* EXERCISE BRIEF
Reproduce all the material exactly, minus any pictures it holds.

* PROVIDED DATA
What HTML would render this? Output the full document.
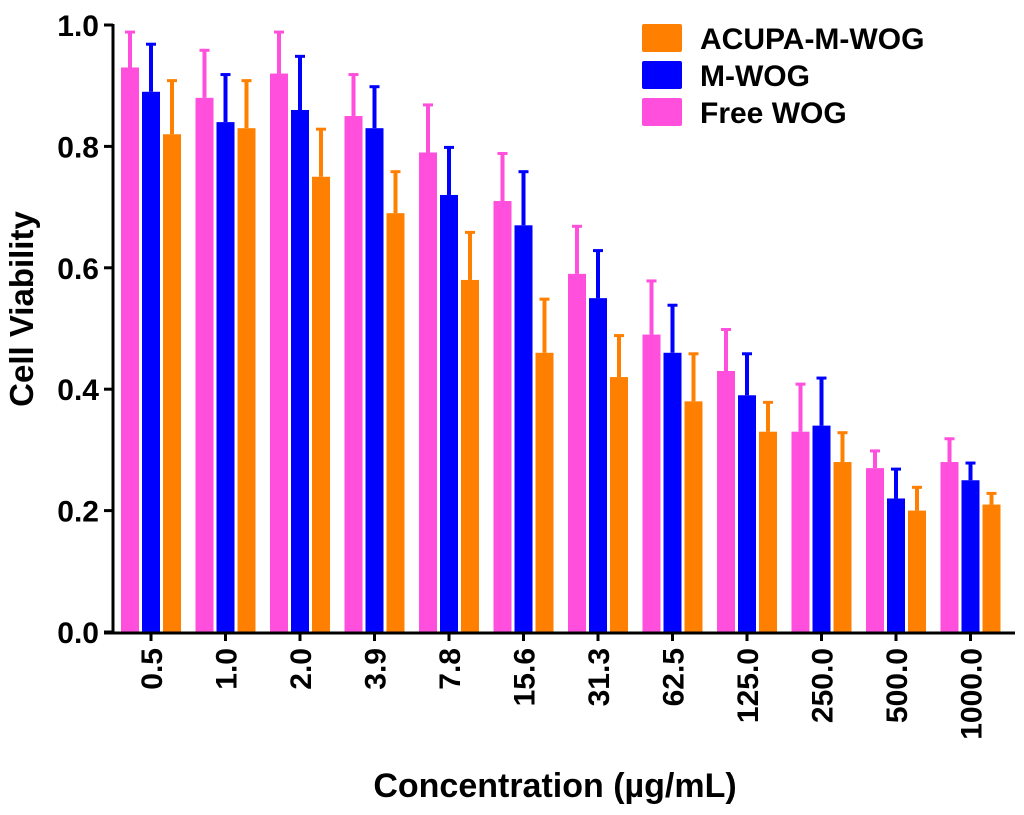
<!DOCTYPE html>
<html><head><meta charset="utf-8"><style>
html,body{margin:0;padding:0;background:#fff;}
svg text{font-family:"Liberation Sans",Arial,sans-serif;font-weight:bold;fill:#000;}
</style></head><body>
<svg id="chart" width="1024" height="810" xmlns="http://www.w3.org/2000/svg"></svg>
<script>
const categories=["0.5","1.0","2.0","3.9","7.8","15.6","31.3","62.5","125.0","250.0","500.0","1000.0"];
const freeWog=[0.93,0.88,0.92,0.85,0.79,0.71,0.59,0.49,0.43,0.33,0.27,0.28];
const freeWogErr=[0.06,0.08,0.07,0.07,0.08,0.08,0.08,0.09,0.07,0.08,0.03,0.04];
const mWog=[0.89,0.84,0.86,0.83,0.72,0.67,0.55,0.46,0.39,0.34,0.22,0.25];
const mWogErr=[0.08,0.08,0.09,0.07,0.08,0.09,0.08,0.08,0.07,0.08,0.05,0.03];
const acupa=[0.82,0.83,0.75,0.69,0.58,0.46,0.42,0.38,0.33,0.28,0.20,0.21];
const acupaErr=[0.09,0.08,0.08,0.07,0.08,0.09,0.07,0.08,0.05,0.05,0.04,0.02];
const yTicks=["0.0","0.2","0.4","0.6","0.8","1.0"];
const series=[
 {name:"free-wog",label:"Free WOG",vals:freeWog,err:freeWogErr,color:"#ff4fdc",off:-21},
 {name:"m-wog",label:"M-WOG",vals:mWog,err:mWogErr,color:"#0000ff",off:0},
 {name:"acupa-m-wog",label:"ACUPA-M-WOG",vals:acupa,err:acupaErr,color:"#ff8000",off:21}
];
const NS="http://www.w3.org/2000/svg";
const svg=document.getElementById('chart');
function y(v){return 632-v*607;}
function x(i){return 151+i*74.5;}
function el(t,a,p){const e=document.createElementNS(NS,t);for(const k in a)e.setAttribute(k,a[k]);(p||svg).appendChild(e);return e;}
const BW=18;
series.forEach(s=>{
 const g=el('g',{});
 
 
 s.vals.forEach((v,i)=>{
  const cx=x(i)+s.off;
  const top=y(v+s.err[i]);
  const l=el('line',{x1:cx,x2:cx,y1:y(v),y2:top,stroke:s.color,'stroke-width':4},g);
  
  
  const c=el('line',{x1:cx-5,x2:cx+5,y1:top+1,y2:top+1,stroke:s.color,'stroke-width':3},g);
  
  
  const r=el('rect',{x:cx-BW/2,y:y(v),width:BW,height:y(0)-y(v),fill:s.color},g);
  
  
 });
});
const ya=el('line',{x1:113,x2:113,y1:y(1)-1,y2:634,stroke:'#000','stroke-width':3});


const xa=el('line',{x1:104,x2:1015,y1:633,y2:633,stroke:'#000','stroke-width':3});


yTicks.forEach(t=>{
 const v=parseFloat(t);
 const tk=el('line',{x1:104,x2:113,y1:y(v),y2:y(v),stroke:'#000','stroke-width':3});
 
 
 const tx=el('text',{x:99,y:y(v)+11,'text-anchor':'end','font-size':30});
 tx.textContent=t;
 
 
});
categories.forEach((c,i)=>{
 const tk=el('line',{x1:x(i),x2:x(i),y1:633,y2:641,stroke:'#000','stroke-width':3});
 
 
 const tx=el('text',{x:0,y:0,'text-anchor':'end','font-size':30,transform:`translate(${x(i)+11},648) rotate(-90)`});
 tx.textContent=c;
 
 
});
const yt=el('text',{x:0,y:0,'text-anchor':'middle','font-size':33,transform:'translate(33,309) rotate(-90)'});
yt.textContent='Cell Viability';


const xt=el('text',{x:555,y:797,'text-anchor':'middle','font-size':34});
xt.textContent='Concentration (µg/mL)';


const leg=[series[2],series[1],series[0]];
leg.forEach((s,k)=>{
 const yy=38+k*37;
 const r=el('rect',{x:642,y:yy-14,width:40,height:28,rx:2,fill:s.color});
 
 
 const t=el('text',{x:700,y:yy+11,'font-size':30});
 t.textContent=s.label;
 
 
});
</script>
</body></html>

* RESULT
What HTML would render this? Output the full document.
<!DOCTYPE html>
<html><head><meta charset="utf-8"><style>
html,body{margin:0;padding:0;background:#fff;}
svg text{font-family:"Liberation Sans",Arial,sans-serif;font-weight:bold;fill:#000;}
</style></head><body>
<svg id="chart" width="1024" height="810" xmlns="http://www.w3.org/2000/svg"></svg>
<script>
const categories=["0.5","1.0","2.0","3.9","7.8","15.6","31.3","62.5","125.0","250.0","500.0","1000.0"];
const freeWog=[0.93,0.88,0.92,0.85,0.79,0.71,0.59,0.49,0.43,0.33,0.27,0.28];
const freeWogErr=[0.06,0.08,0.07,0.07,0.08,0.08,0.08,0.09,0.07,0.08,0.03,0.04];
const mWog=[0.89,0.84,0.86,0.83,0.72,0.67,0.55,0.46,0.39,0.34,0.22,0.25];
const mWogErr=[0.08,0.08,0.09,0.07,0.08,0.09,0.08,0.08,0.07,0.08,0.05,0.03];
const acupa=[0.82,0.83,0.75,0.69,0.58,0.46,0.42,0.38,0.33,0.28,0.20,0.21];
const acupaErr=[0.09,0.08,0.08,0.07,0.08,0.09,0.07,0.08,0.05,0.05,0.04,0.02];
const yTicks=["0.0","0.2","0.4","0.6","0.8","1.0"];
const series=[
 {name:"free-wog",label:"Free WOG",vals:freeWog,err:freeWogErr,color:"#ff4fdc",off:-21},
 {name:"m-wog",label:"M-WOG",vals:mWog,err:mWogErr,color:"#0000ff",off:0},
 {name:"acupa-m-wog",label:"ACUPA-M-WOG",vals:acupa,err:acupaErr,color:"#ff8000",off:21}
];
const NS="http://www.w3.org/2000/svg";
const svg=document.getElementById('chart');
function y(v){return 632-v*607;}
function x(i){return 151+i*74.5;}
function el(t,a,p){const e=document.createElementNS(NS,t);for(const k in a)e.setAttribute(k,a[k]);(p||svg).appendChild(e);return e;}
const BW=18;
series.forEach(s=>{
 const g=el('g',{});
 
 
 s.vals.forEach((v,i)=>{
  const cx=x(i)+s.off;
  const top=y(v+s.err[i]);
  const l=el('line',{x1:cx,x2:cx,y1:y(v),y2:top,stroke:s.color,'stroke-width':4},g);
  
  
  const c=el('line',{x1:cx-5,x2:cx+5,y1:top+1,y2:top+1,stroke:s.color,'stroke-width':3},g);
  
  
  const r=el('rect',{x:cx-BW/2,y:y(v),width:BW,height:y(0)-y(v),fill:s.color},g);
  
  
 });
});
const ya=el('line',{x1:113,x2:113,y1:y(1)-1,y2:634,stroke:'#000','stroke-width':3});


const xa=el('line',{x1:104,x2:1015,y1:633,y2:633,stroke:'#000','stroke-width':3});


yTicks.forEach(t=>{
 const v=parseFloat(t);
 const tk=el('line',{x1:104,x2:113,y1:y(v),y2:y(v),stroke:'#000','stroke-width':3});
 
 
 const tx=el('text',{x:99,y:y(v)+11,'text-anchor':'end','font-size':30});
 tx.textContent=t;
 
 
});
categories.forEach((c,i)=>{
 const tk=el('line',{x1:x(i),x2:x(i),y1:633,y2:641,stroke:'#000','stroke-width':3});
 
 
 const tx=el('text',{x:0,y:0,'text-anchor':'end','font-size':30,transform:`translate(${x(i)+11},648) rotate(-90)`});
 tx.textContent=c;
 
 
});
const yt=el('text',{x:0,y:0,'text-anchor':'middle','font-size':33,transform:'translate(33,309) rotate(-90)'});
yt.textContent='Cell Viability';


const xt=el('text',{x:555,y:797,'text-anchor':'middle','font-size':34});
xt.textContent='Concentration (µg/mL)';


const leg=[series[2],series[1],series[0]];
leg.forEach((s,k)=>{
 const yy=38+k*37;
 const r=el('rect',{x:642,y:yy-14,width:40,height:28,rx:2,fill:s.color});
 
 
 const t=el('text',{x:700,y:yy+11,'font-size':30});
 t.textContent=s.label;
 
 
});
</script>
</body></html>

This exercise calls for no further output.